[START]
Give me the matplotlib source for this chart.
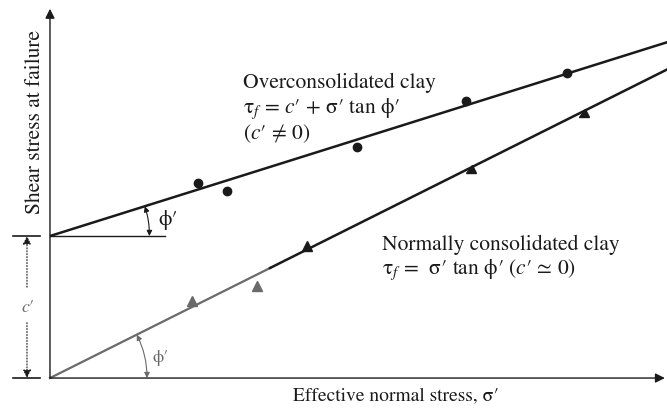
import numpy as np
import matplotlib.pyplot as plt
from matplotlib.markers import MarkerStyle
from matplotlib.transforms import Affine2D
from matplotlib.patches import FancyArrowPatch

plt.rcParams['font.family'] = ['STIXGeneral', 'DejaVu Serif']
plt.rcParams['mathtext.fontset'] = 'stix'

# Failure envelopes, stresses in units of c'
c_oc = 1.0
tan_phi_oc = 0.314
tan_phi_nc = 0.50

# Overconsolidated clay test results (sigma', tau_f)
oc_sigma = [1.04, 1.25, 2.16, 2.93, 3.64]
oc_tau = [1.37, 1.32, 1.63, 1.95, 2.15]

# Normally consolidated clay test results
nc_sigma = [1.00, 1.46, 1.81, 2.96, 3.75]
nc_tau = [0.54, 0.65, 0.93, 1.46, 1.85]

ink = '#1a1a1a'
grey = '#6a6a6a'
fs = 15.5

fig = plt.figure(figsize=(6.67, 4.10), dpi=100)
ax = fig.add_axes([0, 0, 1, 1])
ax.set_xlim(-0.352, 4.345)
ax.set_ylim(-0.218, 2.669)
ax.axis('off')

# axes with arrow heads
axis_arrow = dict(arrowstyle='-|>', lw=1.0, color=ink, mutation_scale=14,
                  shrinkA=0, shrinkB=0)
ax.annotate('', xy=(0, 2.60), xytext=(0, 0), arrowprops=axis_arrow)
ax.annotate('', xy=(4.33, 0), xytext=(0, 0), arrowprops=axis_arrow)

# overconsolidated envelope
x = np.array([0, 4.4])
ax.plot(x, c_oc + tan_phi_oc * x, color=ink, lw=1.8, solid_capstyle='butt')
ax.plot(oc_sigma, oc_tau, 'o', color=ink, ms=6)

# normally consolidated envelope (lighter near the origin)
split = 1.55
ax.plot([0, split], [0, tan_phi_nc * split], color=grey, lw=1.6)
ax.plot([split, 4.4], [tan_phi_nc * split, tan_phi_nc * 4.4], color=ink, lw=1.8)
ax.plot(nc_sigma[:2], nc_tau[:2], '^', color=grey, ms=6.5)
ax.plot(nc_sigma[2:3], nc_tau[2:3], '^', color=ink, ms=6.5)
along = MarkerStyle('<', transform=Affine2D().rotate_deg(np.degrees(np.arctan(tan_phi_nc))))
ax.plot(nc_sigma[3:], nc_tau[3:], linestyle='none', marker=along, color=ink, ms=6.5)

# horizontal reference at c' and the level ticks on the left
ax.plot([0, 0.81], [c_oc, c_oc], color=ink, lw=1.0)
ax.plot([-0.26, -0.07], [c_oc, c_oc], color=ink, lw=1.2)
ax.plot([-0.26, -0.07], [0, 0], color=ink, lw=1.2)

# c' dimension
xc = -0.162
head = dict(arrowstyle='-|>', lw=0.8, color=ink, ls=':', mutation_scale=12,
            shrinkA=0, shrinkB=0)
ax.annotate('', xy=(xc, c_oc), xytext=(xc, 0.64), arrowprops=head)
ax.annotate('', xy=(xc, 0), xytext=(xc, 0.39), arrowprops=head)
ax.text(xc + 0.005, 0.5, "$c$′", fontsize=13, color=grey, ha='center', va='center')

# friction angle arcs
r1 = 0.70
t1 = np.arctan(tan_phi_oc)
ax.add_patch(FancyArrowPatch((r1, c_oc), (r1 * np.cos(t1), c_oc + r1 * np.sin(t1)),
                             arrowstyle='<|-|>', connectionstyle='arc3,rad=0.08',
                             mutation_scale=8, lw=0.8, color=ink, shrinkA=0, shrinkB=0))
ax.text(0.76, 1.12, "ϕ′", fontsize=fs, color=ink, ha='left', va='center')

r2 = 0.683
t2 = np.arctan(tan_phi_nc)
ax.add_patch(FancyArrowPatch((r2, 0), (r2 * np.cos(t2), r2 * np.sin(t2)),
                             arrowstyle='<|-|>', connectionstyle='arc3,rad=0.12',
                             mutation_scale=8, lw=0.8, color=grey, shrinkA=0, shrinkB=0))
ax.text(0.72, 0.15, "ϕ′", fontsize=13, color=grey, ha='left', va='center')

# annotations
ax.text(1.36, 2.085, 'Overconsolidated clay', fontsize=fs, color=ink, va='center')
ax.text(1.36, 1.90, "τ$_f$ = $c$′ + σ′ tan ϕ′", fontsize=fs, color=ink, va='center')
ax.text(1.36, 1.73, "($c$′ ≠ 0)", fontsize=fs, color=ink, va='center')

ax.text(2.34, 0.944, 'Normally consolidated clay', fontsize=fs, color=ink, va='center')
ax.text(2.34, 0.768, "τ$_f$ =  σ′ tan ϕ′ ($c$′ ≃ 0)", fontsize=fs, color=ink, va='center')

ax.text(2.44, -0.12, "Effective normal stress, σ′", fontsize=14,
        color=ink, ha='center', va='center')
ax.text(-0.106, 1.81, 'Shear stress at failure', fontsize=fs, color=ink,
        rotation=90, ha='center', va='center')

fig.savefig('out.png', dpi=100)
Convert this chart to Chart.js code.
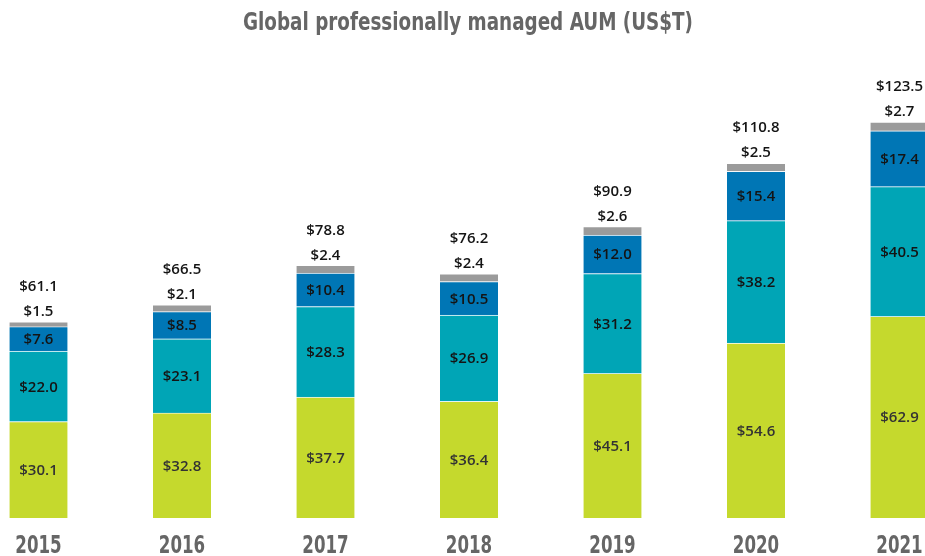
[END]
▸ GIVEN INSTRUCTION: Print out every entry above without changing a word, and leave out the pictures.

▸ WRITTEN RESPONSE:
Give me the matplotlib source for this chart.
import numpy as np
import matplotlib.pyplot as plt
from matplotlib.markers import MarkerStyle
from matplotlib.transforms import Affine2D
from matplotlib.patches import FancyArrowPatch

plt.rcParams['font.family'] = ['STIXGeneral', 'DejaVu Serif']
plt.rcParams['mathtext.fontset'] = 'stix'

# Failure envelopes, stresses in units of c'
c_oc = 1.0
tan_phi_oc = 0.314
tan_phi_nc = 0.50

# Overconsolidated clay test results (sigma', tau_f)
oc_sigma = [1.04, 1.25, 2.16, 2.93, 3.64]
oc_tau = [1.37, 1.32, 1.63, 1.95, 2.15]

# Normally consolidated clay test results
nc_sigma = [1.00, 1.46, 1.81, 2.96, 3.75]
nc_tau = [0.54, 0.65, 0.93, 1.46, 1.85]

ink = '#1a1a1a'
grey = '#6a6a6a'
fs = 15.5

fig = plt.figure(figsize=(6.67, 4.10), dpi=100)
ax = fig.add_axes([0, 0, 1, 1])
ax.set_xlim(-0.352, 4.345)
ax.set_ylim(-0.218, 2.669)
ax.axis('off')

# axes with arrow heads
axis_arrow = dict(arrowstyle='-|>', lw=1.0, color=ink, mutation_scale=14,
                  shrinkA=0, shrinkB=0)
ax.annotate('', xy=(0, 2.60), xytext=(0, 0), arrowprops=axis_arrow)
ax.annotate('', xy=(4.33, 0), xytext=(0, 0), arrowprops=axis_arrow)

# overconsolidated envelope
x = np.array([0, 4.4])
ax.plot(x, c_oc + tan_phi_oc * x, color=ink, lw=1.8, solid_capstyle='butt')
ax.plot(oc_sigma, oc_tau, 'o', color=ink, ms=6)

# normally consolidated envelope (lighter near the origin)
split = 1.55
ax.plot([0, split], [0, tan_phi_nc * split], color=grey, lw=1.6)
ax.plot([split, 4.4], [tan_phi_nc * split, tan_phi_nc * 4.4], color=ink, lw=1.8)
ax.plot(nc_sigma[:2], nc_tau[:2], '^', color=grey, ms=6.5)
ax.plot(nc_sigma[2:3], nc_tau[2:3], '^', color=ink, ms=6.5)
along = MarkerStyle('<', transform=Affine2D().rotate_deg(np.degrees(np.arctan(tan_phi_nc))))
ax.plot(nc_sigma[3:], nc_tau[3:], linestyle='none', marker=along, color=ink, ms=6.5)

# horizontal reference at c' and the level ticks on the left
ax.plot([0, 0.81], [c_oc, c_oc], color=ink, lw=1.0)
ax.plot([-0.26, -0.07], [c_oc, c_oc], color=ink, lw=1.2)
ax.plot([-0.26, -0.07], [0, 0], color=ink, lw=1.2)

# c' dimension
xc = -0.162
head = dict(arrowstyle='-|>', lw=0.8, color=ink, ls=':', mutation_scale=12,
            shrinkA=0, shrinkB=0)
ax.annotate('', xy=(xc, c_oc), xytext=(xc, 0.64), arrowprops=head)
ax.annotate('', xy=(xc, 0), xytext=(xc, 0.39), arrowprops=head)
ax.text(xc + 0.005, 0.5, "$c$′", fontsize=13, color=grey, ha='center', va='center')

# friction angle arcs
r1 = 0.70
t1 = np.arctan(tan_phi_oc)
ax.add_patch(FancyArrowPatch((r1, c_oc), (r1 * np.cos(t1), c_oc + r1 * np.sin(t1)),
                             arrowstyle='<|-|>', connectionstyle='arc3,rad=0.08',
                             mutation_scale=8, lw=0.8, color=ink, shrinkA=0, shrinkB=0))
ax.text(0.76, 1.12, "ϕ′", fontsize=fs, color=ink, ha='left', va='center')

r2 = 0.683
t2 = np.arctan(tan_phi_nc)
ax.add_patch(FancyArrowPatch((r2, 0), (r2 * np.cos(t2), r2 * np.sin(t2)),
                             arrowstyle='<|-|>', connectionstyle='arc3,rad=0.12',
                             mutation_scale=8, lw=0.8, color=grey, shrinkA=0, shrinkB=0))
ax.text(0.72, 0.15, "ϕ′", fontsize=13, color=grey, ha='left', va='center')

# annotations
ax.text(1.36, 2.085, 'Overconsolidated clay', fontsize=fs, color=ink, va='center')
ax.text(1.36, 1.90, "τ$_f$ = $c$′ + σ′ tan ϕ′", fontsize=fs, color=ink, va='center')
ax.text(1.36, 1.73, "($c$′ ≠ 0)", fontsize=fs, color=ink, va='center')

ax.text(2.34, 0.944, 'Normally consolidated clay', fontsize=fs, color=ink, va='center')
ax.text(2.34, 0.768, "τ$_f$ =  σ′ tan ϕ′ ($c$′ ≃ 0)", fontsize=fs, color=ink, va='center')

ax.text(2.44, -0.12, "Effective normal stress, σ′", fontsize=14,
        color=ink, ha='center', va='center')
ax.text(-0.106, 1.81, 'Shear stress at failure', fontsize=fs, color=ink,
        rotation=90, ha='center', va='center')

fig.savefig('out.png', dpi=100)
Convert this chart to Chart.js code.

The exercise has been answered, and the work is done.